- [Source data]:
──────────

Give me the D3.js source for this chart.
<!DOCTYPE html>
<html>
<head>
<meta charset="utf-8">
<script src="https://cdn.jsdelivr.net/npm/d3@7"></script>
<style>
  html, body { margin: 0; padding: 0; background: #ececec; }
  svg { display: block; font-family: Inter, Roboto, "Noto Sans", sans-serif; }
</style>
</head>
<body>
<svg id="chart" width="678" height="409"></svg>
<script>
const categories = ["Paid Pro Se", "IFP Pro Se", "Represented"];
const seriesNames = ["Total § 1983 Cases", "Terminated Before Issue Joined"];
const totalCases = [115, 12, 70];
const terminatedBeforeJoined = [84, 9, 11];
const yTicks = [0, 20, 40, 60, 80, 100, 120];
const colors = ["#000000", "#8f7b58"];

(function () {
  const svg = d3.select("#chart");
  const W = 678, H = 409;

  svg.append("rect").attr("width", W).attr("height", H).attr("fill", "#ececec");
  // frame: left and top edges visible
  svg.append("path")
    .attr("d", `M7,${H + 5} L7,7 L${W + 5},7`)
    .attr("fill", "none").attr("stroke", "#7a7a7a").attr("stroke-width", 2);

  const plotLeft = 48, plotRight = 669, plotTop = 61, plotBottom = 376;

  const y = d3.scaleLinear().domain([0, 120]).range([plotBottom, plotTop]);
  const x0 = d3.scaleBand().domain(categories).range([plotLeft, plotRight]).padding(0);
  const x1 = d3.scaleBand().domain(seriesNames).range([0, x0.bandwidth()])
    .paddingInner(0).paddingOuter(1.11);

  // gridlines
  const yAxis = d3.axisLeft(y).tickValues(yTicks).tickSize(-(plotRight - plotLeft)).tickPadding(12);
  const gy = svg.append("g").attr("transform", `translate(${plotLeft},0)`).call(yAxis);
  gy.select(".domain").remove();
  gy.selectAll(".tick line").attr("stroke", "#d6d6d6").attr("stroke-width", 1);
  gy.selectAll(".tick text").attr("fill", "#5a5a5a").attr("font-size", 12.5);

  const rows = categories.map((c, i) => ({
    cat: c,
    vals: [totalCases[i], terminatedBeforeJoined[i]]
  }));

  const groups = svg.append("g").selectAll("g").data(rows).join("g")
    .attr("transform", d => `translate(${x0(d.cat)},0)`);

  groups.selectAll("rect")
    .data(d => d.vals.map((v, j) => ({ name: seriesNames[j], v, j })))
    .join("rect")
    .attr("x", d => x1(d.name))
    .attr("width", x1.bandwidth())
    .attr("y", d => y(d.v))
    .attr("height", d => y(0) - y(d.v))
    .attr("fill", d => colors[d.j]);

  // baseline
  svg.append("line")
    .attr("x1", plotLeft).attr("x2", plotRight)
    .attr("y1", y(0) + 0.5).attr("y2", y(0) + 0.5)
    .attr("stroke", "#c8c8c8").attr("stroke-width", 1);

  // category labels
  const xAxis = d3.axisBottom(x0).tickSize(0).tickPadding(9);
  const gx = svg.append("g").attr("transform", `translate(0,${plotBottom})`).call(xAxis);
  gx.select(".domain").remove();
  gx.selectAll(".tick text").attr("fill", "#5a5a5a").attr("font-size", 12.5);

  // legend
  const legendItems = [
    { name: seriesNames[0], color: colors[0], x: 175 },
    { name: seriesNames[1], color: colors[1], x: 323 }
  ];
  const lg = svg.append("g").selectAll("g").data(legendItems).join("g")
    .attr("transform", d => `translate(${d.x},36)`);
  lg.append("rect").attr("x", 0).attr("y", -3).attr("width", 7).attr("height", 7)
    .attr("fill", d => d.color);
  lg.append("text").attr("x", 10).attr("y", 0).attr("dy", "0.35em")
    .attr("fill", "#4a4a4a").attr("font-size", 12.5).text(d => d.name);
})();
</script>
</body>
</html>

──────────

- [Your task]: Copy out each line in the listing that has the word "chart".

- [Complete response]:
Give me the D3.js source for this chart.
<svg id="chart" width="678" height="409"></svg>
  const svg = d3.select("#chart");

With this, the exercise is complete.